Unfortunately, the rest of Vampire Circus doesn’t quite manage to sustain the promise of the prologue. There seem to be a number of reasons for this, not least Hammer’s rigid budget-consciousness. Apparently Young needed two or three extra days to shoot bits and pieces of connective material, inserts and so on, but the front office said absolutely not, and told him to do whatever he could with what had already been shot. As a result, the film is short and quite choppy, awkwardly paced, with some details seemingly missing while other parts feel padded just to get the running time up to an acceptable 87 minutes.

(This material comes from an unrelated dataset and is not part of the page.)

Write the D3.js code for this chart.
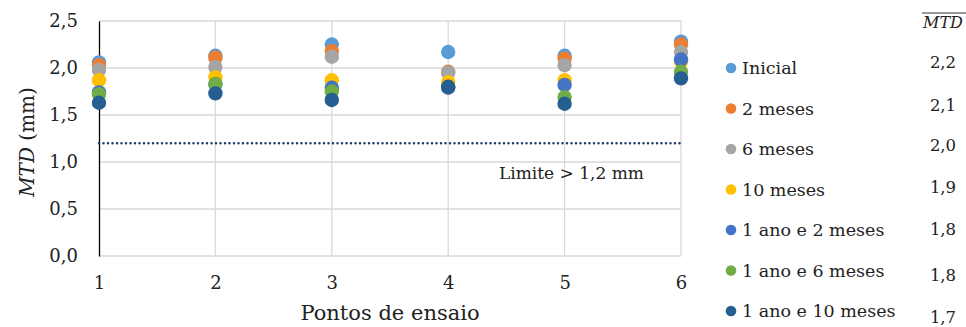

There are also some weak performances. Robert Tayman as Count Mitterhouse isn’t very menacing and wouldn’t look out of place among the trendy moderns of Dracula A.D. 1972, and John Moulder-Brown makes for a very vapid young hero, thrown in to attract the “youth audience”. The vampires’ fang-baring is often exaggerated and almost parodic, and Young’s camerawork less inventive than the underlying concept.

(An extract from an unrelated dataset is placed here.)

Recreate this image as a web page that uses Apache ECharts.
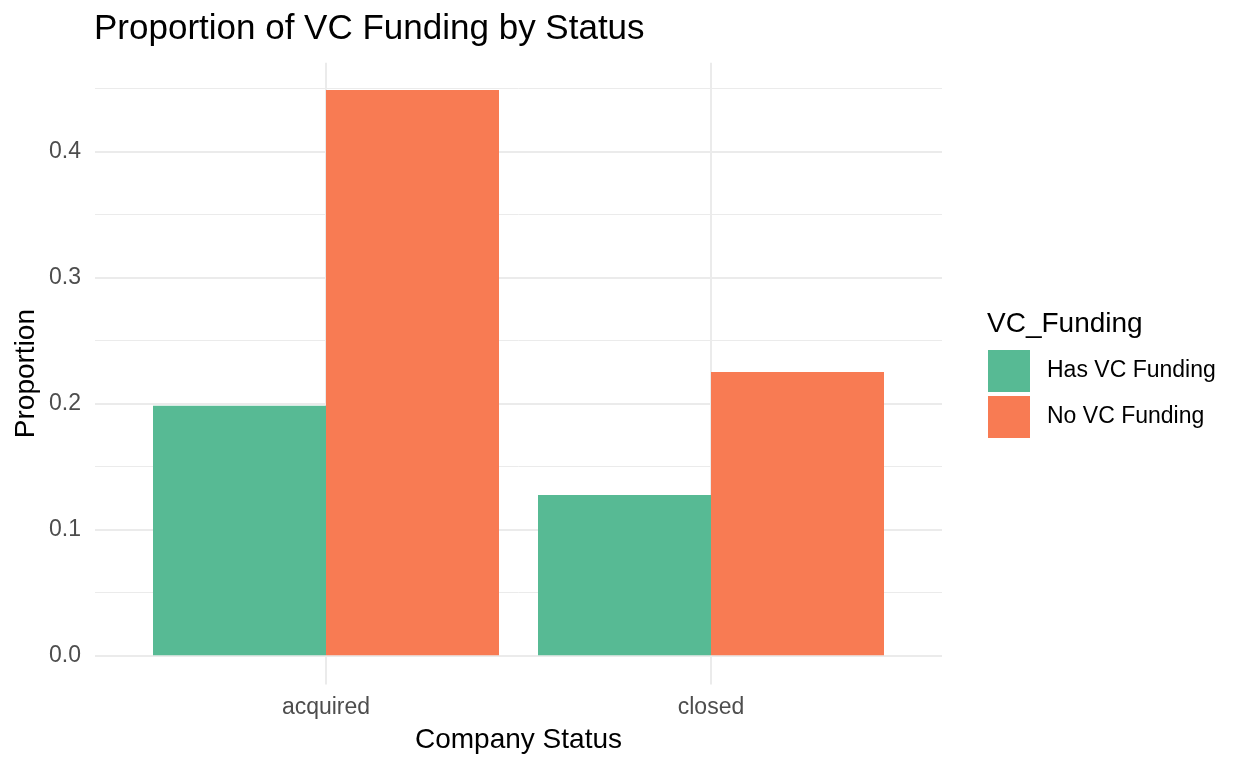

But despite these weaknesses, Vampire Circus is a strange and distinctive piece of work and, given its anomalous place in Hammer’s output, it’s perhaps fitting that having been overlooked for DVD release, this edition from Synapse Films is the very first Hammer film to turn up on Blu-Ray. It’s a nicely packaged edition (including a DVD version), with a few interesting if not terribly substantial extras. As it appears that Robert Young is still alive, it’s a pity he wasn’t brought in to record a commentary track which might have provided some insight into the thinking behind this attempt to step out of the Hammer rut just before the company wasted away.